L’exemple du Kurdistan syrien
Les Kurdes sont une petite composante de l’échiquier syrien, détaille Ali Dolamari, qui regrette qu’ils soient rendus excessivement vulnérables par leur manque d’unité. Le paradoxe, c’est que la majorité de ses compatriotes rêve d’un vaste Kurdistan, qui puisse réunir les 40 millions de Kurdes, mais qu’ils ont de grandes difficultés à se rassembler. La thèse d’Ali Dolamari, intitulé “Le Kurdistan irakien, de la Tribu à la démocratie”, met en évidence les résistances à la constitution d’une nation kurde, en Irak, à cause de l’existence des tribus.

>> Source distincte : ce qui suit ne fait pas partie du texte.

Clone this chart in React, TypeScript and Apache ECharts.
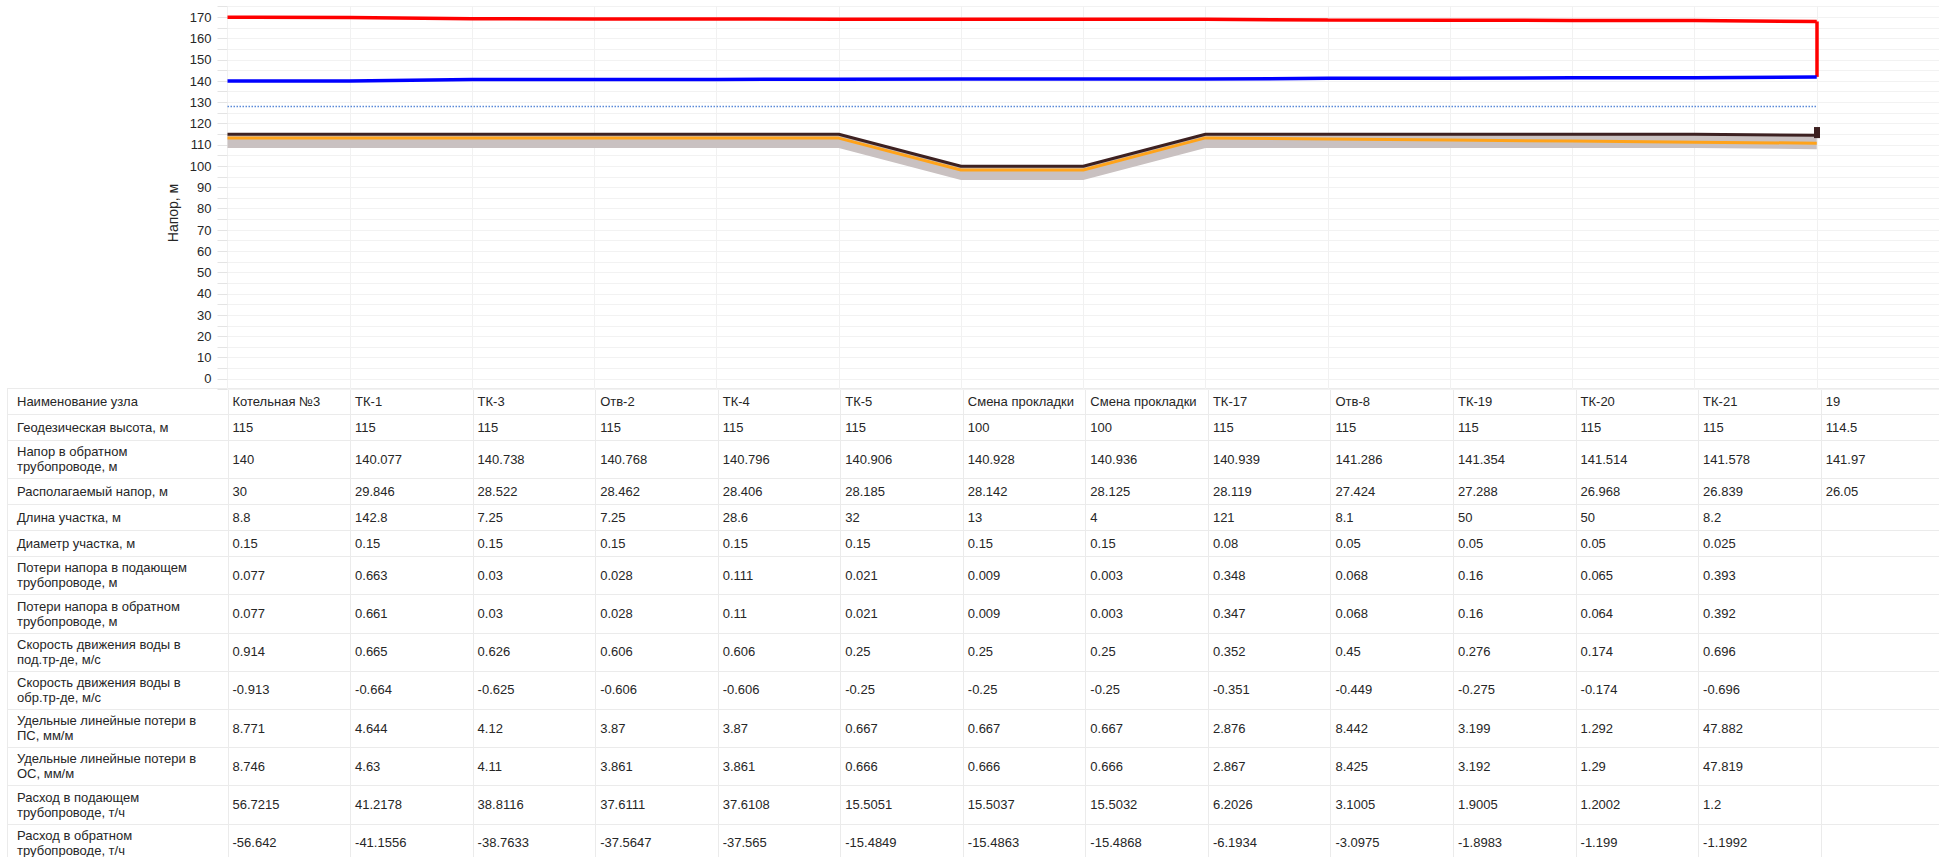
import React, { useEffect, useRef } from 'react';
import * as echarts from 'echarts';

// ---------- data ----------
const nodeNames = [
  'Котельная №3', 'ТК-1', 'ТК-3', 'Отв-2', 'ТК-4', 'ТК-5', 'Смена прокладки',
  'Смена прокладки', 'ТК-17', 'Отв-8', 'ТК-19', 'ТК-20', 'ТК-21', '19',
];
const supplyHead = [170, 169.923, 169.26, 169.23, 169.202, 169.091, 169.07, 169.061, 169.058, 168.71, 168.642, 168.482, 168.417, 168.02];
const returnHead = [140, 140.077, 140.738, 140.768, 140.796, 140.906, 140.928, 140.936, 140.939, 141.286, 141.354, 141.514, 141.578, 141.97];
const staticHead = [128, 128, 128, 128, 128, 128, 128, 128, 128, 128, 128, 128, 128, 128];
const groundLevel = [115, 115, 115, 115, 115, 115, 100, 100, 115, 115, 115, 115, 115, 114.5];
const pipeLevel = [113.2, 113.2, 113.2, 113.2, 113.2, 113.2, 98.2, 98.2, 113.3, 112.8, 112.3, 111.8, 111.3, 110.8];
const bandBottom = [108.5, 108.5, 108.5, 108.5, 108.5, 108.5, 93.5, 93.5, 108.5, 108.5, 108.5, 108.5, 108.5, 108];
const bandDepth = [6.5, 6.5, 6.5, 6.5, 6.5, 6.5, 6.5, 6.5, 6.5, 6.5, 6.5, 6.5, 6.5, 6.5];
const endMarker = [113.2, 118.4];
const yTickLabels = [0, 10, 20, 30, 40, 50, 60, 70, 80, 90, 100, 110, 120, 130, 140, 150, 160, 170];

const availableHead = [30, 29.846, 28.522, 28.462, 28.406, 28.185, 28.142, 28.125, 28.119, 27.424, 27.288, 26.968, 26.839, 26.05];
const sectionLength = [8.8, 142.8, 7.25, 7.25, 28.6, 32, 13, 4, 121, 8.1, 50, 50, 8.2, null];
const sectionDiameter = [0.15, 0.15, 0.15, 0.15, 0.15, 0.15, 0.15, 0.15, 0.08, 0.05, 0.05, 0.05, 0.025, null];
const supplyLoss = [0.077, 0.663, 0.03, 0.028, 0.111, 0.021, 0.009, 0.003, 0.348, 0.068, 0.16, 0.065, 0.393, null];
const returnLoss = [0.077, 0.661, 0.03, 0.028, 0.11, 0.021, 0.009, 0.003, 0.347, 0.068, 0.16, 0.064, 0.392, null];
const supplyVelocity = [0.914, 0.665, 0.626, 0.606, 0.606, 0.25, 0.25, 0.25, 0.352, 0.45, 0.276, 0.174, 0.696, null];
const returnVelocity = [-0.913, -0.664, -0.625, -0.606, -0.606, -0.25, -0.25, -0.25, -0.351, -0.449, -0.275, -0.174, -0.696, null];
const specLossSupply = [8.771, 4.644, 4.12, 3.87, 3.87, 0.667, 0.667, 0.667, 2.876, 8.442, 3.199, 1.292, 47.882, null];
const specLossReturn = [8.746, 4.63, 4.11, 3.861, 3.861, 0.666, 0.666, 0.666, 2.867, 8.425, 3.192, 1.29, 47.819, null];
const supplyFlow = [56.7215, 41.2178, 38.8116, 37.6111, 37.6108, 15.5051, 15.5037, 15.5032, 6.2026, 3.1005, 1.9005, 1.2002, 1.2, null];
const returnFlow = [-56.642, -41.1556, -38.7633, -37.5647, -37.565, -15.4849, -15.4863, -15.4868, -6.1934, -3.0975, -1.8983, -1.199, -1.1992, null];

const tableRows: { label: string; values: (string | number | null)[] }[] = [
  { label: 'Наименование узла', values: nodeNames },
  { label: 'Геодезическая высота, м', values: groundLevel },
  { label: 'Напор в обратном\nтрубопроводе, м', values: returnHead },
  { label: 'Располагаемый напор, м', values: availableHead },
  { label: 'Длина участка, м', values: sectionLength },
  { label: 'Диаметр участка, м', values: sectionDiameter },
  { label: 'Потери напора в подающем\nтрубопроводе, м', values: supplyLoss },
  { label: 'Потери напора в обратном\nтрубопроводе, м', values: returnLoss },
  { label: 'Скорость движения воды в\nпод.тр-де, м/с', values: supplyVelocity },
  { label: 'Скорость движения воды в\nобр.тр-де, м/с', values: returnVelocity },
  { label: 'Удельные линейные потери в\nПС, мм/м', values: specLossSupply },
  { label: 'Удельные линейные потери в\nОС, мм/м', values: specLossReturn },
  { label: 'Расход в подающем\nтрубопроводе, т/ч', values: supplyFlow },
  { label: 'Расход в обратном\nтрубопроводе, т/ч', values: returnFlow },
];

// ---------- layout ----------
const FONT = '"Liberation Sans", Arial, Helvetica, sans-serif';
const W = 1939;
const H = 857;
const COL0 = 227.5;
const COLW = 122.55;
const GRID_TOP = 6.6;
const GRID_H = 383;
const TABLE_TOP = 388;
const ROW_1 = 26;
const ROW_2 = 38.2;
const LINE_C = '#ebebeb';
const TEXT_C = '#262626';
const TABLE_FONT = `13px ${FONT}`;

function buildTable() {
  const els: any[] = [];
  let y = TABLE_TOP;
  const boundaries: number[] = [y];
  tableRows.forEach((row) => {
    const h = row.label.includes('\n') ? ROW_2 : ROW_1;
    const cy = y + h / 2;
    els.push({
      type: 'text',
      x: 17,
      y: cy,
      silent: true,
      style: {
        text: row.label,
        fill: TEXT_C,
        font: TABLE_FONT,
        lineHeight: 15,
        align: 'left',
        verticalAlign: 'middle',
        textAlign: 'left',
        textVerticalAlign: 'middle',
      },
    });
    row.values.forEach((v, i) => {
      if (v === null || v === undefined) return;
      els.push({
        type: 'text',
        x: COL0 + COLW * i + 5,
        y: cy,
        silent: true,
        style: {
          text: String(v),
          fill: TEXT_C,
          font: TABLE_FONT,
          align: 'left',
          verticalAlign: 'middle',
          textAlign: 'left',
          textVerticalAlign: 'middle',
        },
      });
    });
    y += h;
    boundaries.push(y);
  });
  boundaries.forEach((by) => {
    const yy = Math.round(by) + 0.5;
    els.push({
      type: 'line',
      silent: true,
      shape: { x1: 7, y1: yy, x2: W, y2: yy },
      style: { stroke: LINE_C, lineWidth: 1 },
    });
  });
  const xs = [7];
  for (let i = 0; i <= nodeNames.length; i++) xs.push(COL0 + COLW * i);
  xs.forEach((x) => {
    const xx = Math.round(x) + 0.5;
    els.push({
      type: 'line',
      silent: true,
      shape: { x1: xx, y1: TABLE_TOP, x2: xx, y2: H },
      style: { stroke: LINE_C, lineWidth: 1 },
    });
  });
  return els;
}

const last = nodeNames.length - 1;

function buildOption(): any {
  return {
    animation: false,
    backgroundColor: '#ffffff',
    textStyle: { fontFamily: FONT },
    grid: { left: COL0, top: GRID_TOP, width: COLW * nodeNames.length, height: GRID_H, containLabel: false },
    xAxis: {
      type: 'category',
      data: [...nodeNames, ''],
      boundaryGap: false,
      axisLabel: { show: false },
      axisTick: { show: false },
      axisLine: { show: false },
      splitLine: { show: true, interval: 0, lineStyle: { color: '#f1f1f1', width: 1 } },
    },
    yAxis: {
      type: 'value',
      min: -5,
      max: 175,
      interval: 5,
      axisLine: { show: false },
      axisTick: { show: true, length: 10, lineStyle: { color: '#e4e4e4' } },
      splitLine: { show: true, lineStyle: { color: '#f2f2f2', width: 1 } },
      axisLabel: {
        color: '#262626',
        fontSize: 13,
        fontFamily: FONT,
        margin: 16,
        formatter: (v: number) => (yTickLabels.includes(v) ? String(v) : ''),
      },
    },
    graphic: [
      {
        type: 'text',
        x: 173,
        y: 213,
        rotation: Math.PI / 2,
        silent: true,
        style: {
          text: 'Напор, м',
          fill: '#262626',
          font: `14px ${FONT}`,
          align: 'center',
          verticalAlign: 'middle',
          textAlign: 'center',
          textVerticalAlign: 'middle',
        },
      },
      ...buildTable(),
    ],
    series: [
      {
        name: 'bandBase',
        type: 'line',
        data: bandBottom,
        stack: 'band',
        symbol: 'none',
        silent: true,
        lineStyle: { width: 0, opacity: 0 },
        z: 1,
      },
      {
        name: 'band',
        type: 'line',
        data: bandDepth,
        stack: 'band',
        symbol: 'none',
        silent: true,
        lineStyle: { width: 0, opacity: 0 },
        areaStyle: { color: '#c9c1c1', opacity: 1 },
        z: 1,
      },
      {
        name: 'pipe',
        type: 'line',
        data: pipeLevel,
        symbol: 'none',
        silent: true,
        lineStyle: { color: '#ffa31a', width: 3 },
        z: 3,
      },
      {
        name: 'ground',
        type: 'line',
        data: groundLevel,
        symbol: 'none',
        silent: true,
        lineStyle: { color: '#3d2121', width: 3 },
        z: 4,
        markLine: {
          silent: true,
          symbol: ['none', 'none'],
          label: { show: false },
          lineStyle: { color: '#3d2121', width: 6, type: 'solid' },
          data: [[{ coord: [last, endMarker[0]] }, { coord: [last, endMarker[1]] }]],
        },
      },
      {
        name: 'static',
        type: 'line',
        data: staticHead,
        symbol: 'none',
        silent: true,
        lineStyle: { color: '#5b8ad8', width: 1.5, type: 'dotted' },
        z: 5,
      },
      {
        name: 'return',
        type: 'line',
        data: returnHead,
        symbol: 'none',
        silent: true,
        lineStyle: { color: '#0000ff', width: 3.5 },
        z: 6,
      },
      {
        name: 'supply',
        type: 'line',
        data: supplyHead,
        symbol: 'none',
        silent: true,
        lineStyle: { color: '#ff0000', width: 3.5 },
        z: 7,
        markLine: {
          silent: true,
          symbol: ['none', 'none'],
          label: { show: false },
          lineStyle: { color: '#ff0000', width: 3.5, type: 'solid' },
          data: [[{ coord: [last, supplyHead[last]] }, { coord: [last, returnHead[last]] }]],
        },
      },
    ],
  };
}

export default function App() {
  const ref = useRef<HTMLDivElement>(null);
  useEffect(() => {
    document.body.style.margin = '0';
    const chart = echarts.init(ref.current!, null, { renderer: 'svg' });
    chart.setOption(buildOption());
    return () => chart.dispose();
  }, []);
  return <div ref={ref} style={{ width: W, height: H }} />;
}
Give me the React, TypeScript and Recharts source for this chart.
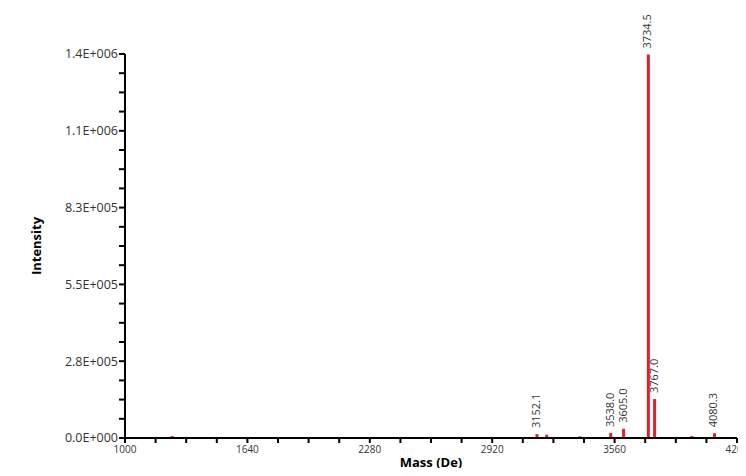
import { Bar, BarChart, LabelList, XAxis, YAxis } from "recharts";

const masses = [1245, 3152.1, 3203, 3377, 3538.0, 3605.0, 3734.5, 3767.0, 3962, 4080.3];
const intensities = [7000, 14000, 12000, 6000, 18000, 33000, 1378000, 140000, 7000, 17000];
const peakLabels = ["", "3152.1", "", "", "3538.0", "3605.0", "3734.5", "3767.0", "", "4080.3"];

const xTicks = Array.from({ length: 21 }, (_, i) => 1000 + i * 160);
const xLabelled = [1000, 1640, 2280, 2920, 3560, 4200];
const yMax = 1380000;
const yTicks = Array.from({ length: 21 }, (_, i) => (yMax / 20) * i);

const data = masses.map((m, i) => ({ mass: m, intensity: intensities[i], label: peakLabels[i] }));

const font = "'Open Sans', 'DejaVu Sans', sans-serif";

function sci(v: number) {
  if (v === 0) return "0.0E+000";
  const [m, e] = v.toExponential(1).split("e");
  const n = parseInt(e, 10);
  return m + "E" + (n < 0 ? "-" : "+") + String(Math.abs(n)).padStart(3, "0");
}

const PeakLabel = (props: any) => {
  const { x, y, width, value } = props;
  if (!value) return null;
  const cx = x + width / 2;
  const cy = y - 6;
  return (
    <text
      x={cx}
      y={cy}
      transform={`rotate(-90 ${cx} ${cy})`}
      textAnchor="start"
      dominantBaseline="middle"
      fontSize={11}
      fontFamily={font}
      fill="#333"
    >
      {value}
    </text>
  );
};

export default function App() {
  return (
    <div style={{ margin: -8, width: 746, height: 476, background: "#fff" }}>
      <BarChart width={746} height={476} data={data} margin={{ top: 54, right: 9, left: 0, bottom: 0 }}>
        <XAxis
          dataKey="mass"
          type="number"
          domain={[1000, 4200]}
          ticks={xTicks}
          interval={0}
          tickFormatter={(v) => (xLabelled.includes(v) ? String(v) : "")}
          height={38}
          axisLine={{ stroke: "#000", strokeWidth: 2 }}
          tickLine={{ stroke: "#000", strokeWidth: 2 }}
          tickSize={5}
          tickMargin={3}
          tick={{ fontSize: 10, fill: "#333", fontFamily: font }}
          label={{
            value: "Mass (De)",
            position: "center",
            dy: 5,
            fontSize: 13,
            fontWeight: "bold",
            fill: "#000",
            fontFamily: font,
          }}
        />
        <YAxis
          type="number"
          domain={[0, yMax]}
          ticks={yTicks}
          interval={0}
          tickFormatter={(v, i) => (i % 4 === 0 ? sci(v) : "")}
          width={125}
          axisLine={{ stroke: "#000", strokeWidth: 2 }}
          tickLine={{ stroke: "#000", strokeWidth: 2 }}
          tickSize={6}
          tickMargin={1}
          tick={{ fontSize: 12.5, fill: "#333", fontFamily: font }}
          label={{
            value: "Intensity",
            angle: -90,
            position: "center",
            dx: -26,
            fontSize: 13,
            fontWeight: "bold",
            fill: "#000",
            fontFamily: font,
          }}
        />
        <Bar dataKey="intensity" fill="#e41e2b" barSize={3} isAnimationActive={false}>
          <LabelList dataKey="label" content={PeakLabel} />
        </Bar>
      </BarChart>
    </div>
  );
}
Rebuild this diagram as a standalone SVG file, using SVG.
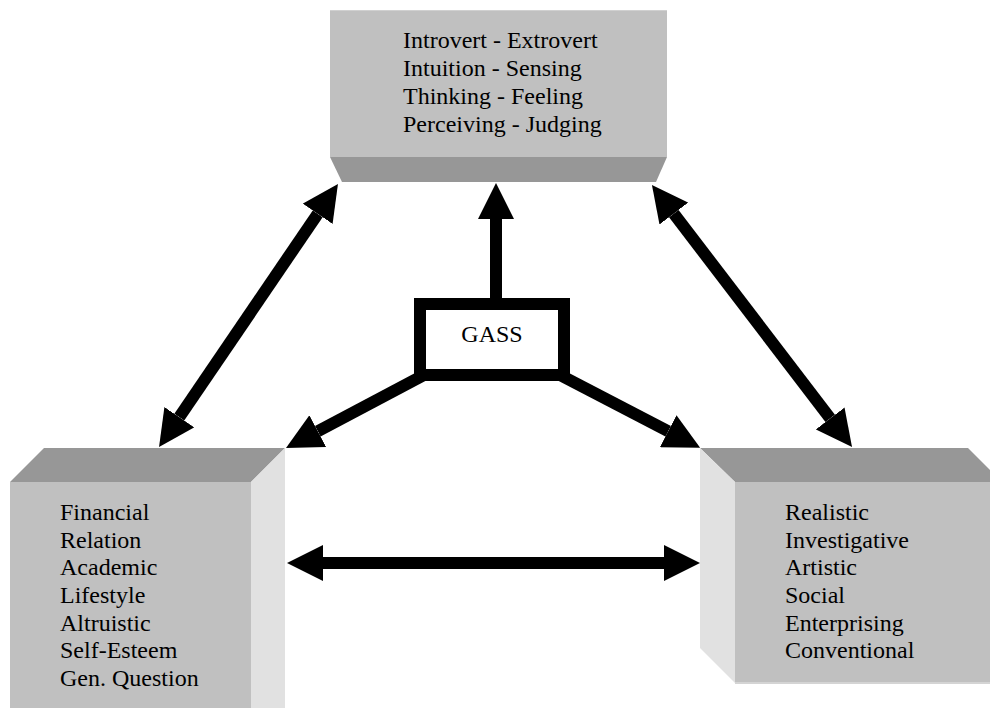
<svg xmlns="http://www.w3.org/2000/svg" width="990" height="708" viewBox="0 0 990 708">
<style>
.front{fill:#c0c0c0}
.dark{fill:#979797}
.light{fill:#e1e1e1}
.t{font-family:"Liberation Serif","Times New Roman",serif;font-size:24px;fill:#000}
.c{stroke:#000;stroke-width:12;fill:none}
</style>
<defs>
<marker id="ah" markerUnits="userSpaceOnUse" markerWidth="36" markerHeight="36" viewBox="0 -18 36 36" refX="0" refY="0" orient="auto-start-reverse">
<path d="M0,-18 L36,0 L0,18 z" fill="#000"/>
</marker>
</defs>
<rect width="990" height="708" fill="#fff"/>
<g id="mbti">
<rect class="front" x="330" y="10" width="337" height="147"/>
<line x1="330" y1="10.5" x2="667" y2="10.5" stroke="#d0d0d0" stroke-width="1"/>
<polygon class="dark" points="330,157 667,157 656,182 342,182"/>
<text class="t" x="403" y="48">Introvert - Extrovert</text>
<text class="t" x="403" y="76">Intuition - Sensing</text>
<text class="t" x="403" y="104">Thinking - Feeling</text>
<text class="t" x="403" y="132">Perceiving - Judging</text>
</g>
<g id="values">
<polygon class="dark" points="44,448 285,448 251,482 10,482"/>
<rect class="front" x="10" y="482" width="241" height="226"/>
<polygon class="light" points="251,482 285,448 285,708 251,708"/>
<text class="t" x="60" y="520">Financial</text>
<text class="t" x="60" y="548">Relation</text>
<text class="t" x="60" y="575">Academic</text>
<text class="t" x="60" y="603">Lifestyle</text>
<text class="t" x="60" y="631">Altruistic</text>
<text class="t" x="60" y="658">Self-Esteem</text>
<text class="t" x="60" y="686">Gen. Question</text>
</g>
<g id="holland">
<polygon class="dark" points="700,448 968,448 1002,482 735,482"/>
<rect class="front" x="735" y="482" width="267" height="201"/>
<line x1="735" y1="683" x2="990" y2="683" stroke="#d4d4d4" stroke-width="2"/>
<polygon class="light" points="700,448 735,482 735,683 700,648"/>
<text class="t" x="785" y="520">Realistic</text>
<text class="t" x="785" y="548">Investigative</text>
<text class="t" x="785" y="575">Artistic</text>
<text class="t" x="785" y="603">Social</text>
<text class="t" x="785" y="631">Enterprising</text>
<text class="t" x="785" y="658">Conventional</text>
</g>
<g id="connectors">
<line class="c" x1="496" y1="300" x2="496" y2="219" marker-end="url(#ah)"/>
<line class="c" x1="179.3" y1="417.2" x2="317.7" y2="213.8" marker-start="url(#ah)" marker-end="url(#ah)"/>
<line class="c" x1="673.8" y1="213.6" x2="830.2" y2="418.4" marker-start="url(#ah)" marker-end="url(#ah)"/>
<line class="c" x1="424" y1="375" x2="317.8" y2="431.2" marker-end="url(#ah)"/>
<line class="c" x1="560" y1="375" x2="668.2" y2="431.2" marker-end="url(#ah)"/>
<line class="c" x1="323" y1="563" x2="664" y2="563" marker-start="url(#ah)" marker-end="url(#ah)"/>
</g>
<g id="gass">
<rect x="420" y="304" width="144" height="71" fill="#fff" stroke="#000" stroke-width="12"/>
<text class="t" x="492" y="342" text-anchor="middle">GASS</text>
</g>
</svg>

Au Kurdistan irakien, tant que la tribu primait sur l’État, les Kurdes étaient vulnérables. À l’époque de l’administration coloniale anglaise en Irak, les Britanniques ont utilisé à maintes reprises les divisions intertribales kurdes pour parvenir à leurs fins. L’unité autour des Barzani, qui sont progressivement devenus les dirigeants de cette région, a été longue et chaotique. Il se souvient, par exemple, qu’à l’époque du conflit entre les deux partis dominants au Kurdistan irakien, le PDK et l’UPK, Massoud Barzani avait fait appel à Saddam Hussein – l’ennemi juré des Kurdes – en août 1996, pour combattre ses ennemis de l’UPK. Cette action, qui a durablement décrédibilisé le champion du PDK, résume la complexité du Kurdistan irakien, agité par des chefs tribaux autant que par des puissances étrangères, qui ont intérêt à l’affrontement.
Un long chemin vers l’unité
L’unité acquise au Kurdistan irakien l’a été de haute lutte, mais c’est devenu la région la plus stable d’Irak, et celle qui connaît la plus grande croissance économique. Pour le moment, on ne voit pas les mêmes perspectives se dessiner en Syrie. Selon Ali Dolimari, cela s’explique par le contexte du conflit, dans lequel il est impossible d’installer un débat démocratique, mais aussi parce que la principale force militaire au Kurdistan irakien, le PYD, prolonge la logique d’affrontement du PKK. “10 ans de négociations valent mieux qu’une année de guerre, assure-t-il. En refusant systématiquement la discussion avec l’État turc, le PYD poursuit son propre agenda, dans la tradition tribale, qui consiste à prendre le pouvoir les armes à la main.”